J’en fus instruit avec preuves évidentes. Je les semai en une très nombreuse assemblée chez M. de Laon, et aussitôt après je leur dis, en regardant fixement le duc de Noailles : « Messieurs, nous avons ici des traîtres qui mériteroient bien d’en être chassés avec toute l’ignominie qui leur est due. Mais au moins vous les connoissez, vous ne pouvez vous y méprendre. En attendant mieux à leur égard, méprisons-les, suivons notre affaire avec courage, mettons toute notre force dans notre union, et si nous savons tous marcher ensemble, nous aurons justice, et nous pourrons après nous la faire de nos traîtres, et les livrer à toute leur infamie. » J’avois souvent soupçonné le duc de Noailles, je lui avois souvent donné des lardons en pleines assemblées. Pour cette fois, assuré des faits, et en ayant montré l’évidence à la plupart avant de nous asseoir, je donnai carrière à mon indignation.

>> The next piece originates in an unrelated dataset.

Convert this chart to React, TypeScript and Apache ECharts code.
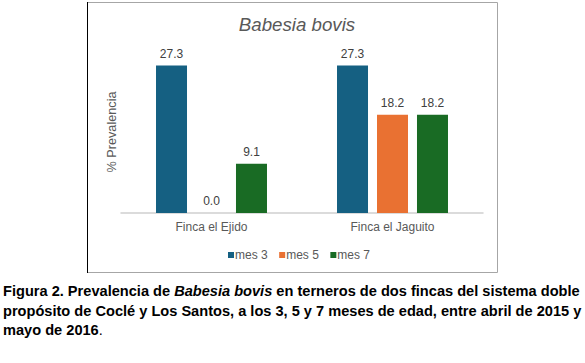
import React, { useEffect, useRef } from "react";
import * as echarts from "echarts";

const categories = ["Finca el Ejido", "Finca el Jaguito"];
const seriesNames = ["mes 3", "mes 5", "mes 7"];
const mes3 = [27.3, 27.3];
const mes5 = [0.0, 18.2];
const mes7 = [9.1, 18.2];
const seriesColors = ["#156082", "#E97132", "#196B24"];
const chartTitle = "Babesia bovis";
const yAxisName = "% Prevalencia";
const captionLine1 = ["Figura 2. Prevalencia de ", "Babesia bovis", " en terneros de dos fincas del sistema doble"];
const captionLine2 = "propósito de Coclé y Los Santos, a los 3, 5 y 7 meses de edad, entre abril de 2015 y";
const captionLine3 = ["mayo de 2016", "."];

const FONT = "'Liberation Sans', Arial, sans-serif";

export default function App() {
  const ref = useRef<HTMLDivElement>(null);
  useEffect(() => {
    if (!ref.current) return;
    const chart = echarts.init(ref.current, null, { renderer: "svg" });
    const values = [mes3, mes5, mes7];
    const captionRich = {
      b: { fontFamily: FONT, fontWeight: "bold", fontSize: 14.6, color: "#000" },
      bi: { fontFamily: FONT, fontWeight: "bold", fontStyle: "italic", fontSize: 14.6, color: "#000" },
      n: { fontFamily: FONT, fontWeight: "normal", fontSize: 14.6, color: "#000" },
    };
    chart.setOption({
      animation: false,
      backgroundColor: "#ffffff",
      textStyle: { fontFamily: FONT },
      title: {
        text: chartTitle,
        left: 292,
        top: 10,
        textAlign: "center",
        textStyle: { fontFamily: FONT, fontStyle: "italic", fontWeight: "normal", fontSize: 18.7, color: "#595959" },
      },
      legend: {
        data: seriesNames,
        left: 223,
        top: 244,
        icon: "rect",
        itemWidth: 6,
        itemHeight: 6,
        itemGap: 11.5,
        textStyle: { fontFamily: FONT, fontSize: 12, color: "#595959", padding: [0, 0, 0, -4] },
      },
      grid: { left: 121, right: 102, top: 51, bottom: 150 },
      xAxis: {
        type: "category",
        data: categories,
        axisLine: { show: true, lineStyle: { color: "#d0d0d0", width: 1.5 } },
        axisTick: { show: false },
        axisLabel: { fontFamily: FONT, fontSize: 12, color: "#595959", margin: 8 },
      },
      yAxis: {
        type: "value",
        min: 0,
        max: 30,
        name: yAxisName,
        nameLocation: "middle",
        nameGap: 3,
        nameTextStyle: { fontFamily: FONT, fontSize: 12.7, color: "#595959" },
        axisLine: { show: false },
        axisTick: { show: false },
        axisLabel: { show: false },
        splitLine: { show: false },
      },
      series: seriesNames.map((name, i) => ({
        name,
        type: "bar",
        data: values[i],
        barWidth: 31,
        barGap: "29%",
        itemStyle: { color: seriesColors[i] },
        label: {
          show: true,
          position: "top",
          distance: 6,
          fontFamily: FONT,
          fontSize: 12,
          color: "#404040",
          formatter: (p: any) => Number(p.value).toFixed(1),
        },
      })),
      graphic: [
        {
          type: "rect",
          shape: { x: 87.5, y: 2.5, width: 410, height: 270 },
          style: { fill: "none", stroke: "#a6a6a6", lineWidth: 1 },
          silent: true,
        },
        {
          type: "line",
          shape: { x1: 87.5, y1: 2, x2: 87.5, y2: 273 },
          style: { stroke: "#000000", lineWidth: 1 },
          silent: true,
        },
        {
          type: "text",
          x: 3,
          y: 291,
          style: {
            text: `{b|${captionLine1[0]}}{bi|${captionLine1[1]}}{b|${captionLine1[2]}}`,
            rich: captionRich,
            verticalAlign: "middle",
            align: "left",
          },
        },
        {
          type: "text",
          x: 3,
          y: 310.5,
          style: {
            text: `{b|${captionLine2}}`,
            rich: captionRich,
            verticalAlign: "middle",
            align: "left",
          },
        },
        {
          type: "text",
          x: 3,
          y: 330,
          style: {
            text: `{b|${captionLine3[0]}}{n|${captionLine3[1]}}`,
            rich: captionRich,
            verticalAlign: "middle",
            align: "left",
          },
        },
      ],
    });
    return () => chart.dispose();
  }, []);
  return (
    <div
      ref={ref}
      style={{ position: "absolute", left: 0, top: 0, width: 585, height: 363, background: "#fff" }}
    />
  );
}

Nous nous mettions toujours en rang d’ancienneté tout autour de la chambre, pour opiner plus en ordre et moins en confusion. Il arriva que, pendant ce court discours, chacun m’imita à regarder le duc de Noailles ; tous les yeux se fixèrent sur lui. Il ne put soutenir une si forte épreuve ; il rougit à l’excès, puis pâlit tout à coup, blanc comme sa cravate ; les lèvres lui trembloient ; il n’osa proférer un seul mot de toute la séance, et se contenta d’approuver de la tête à mesure qu’on convenoit de quelque chose.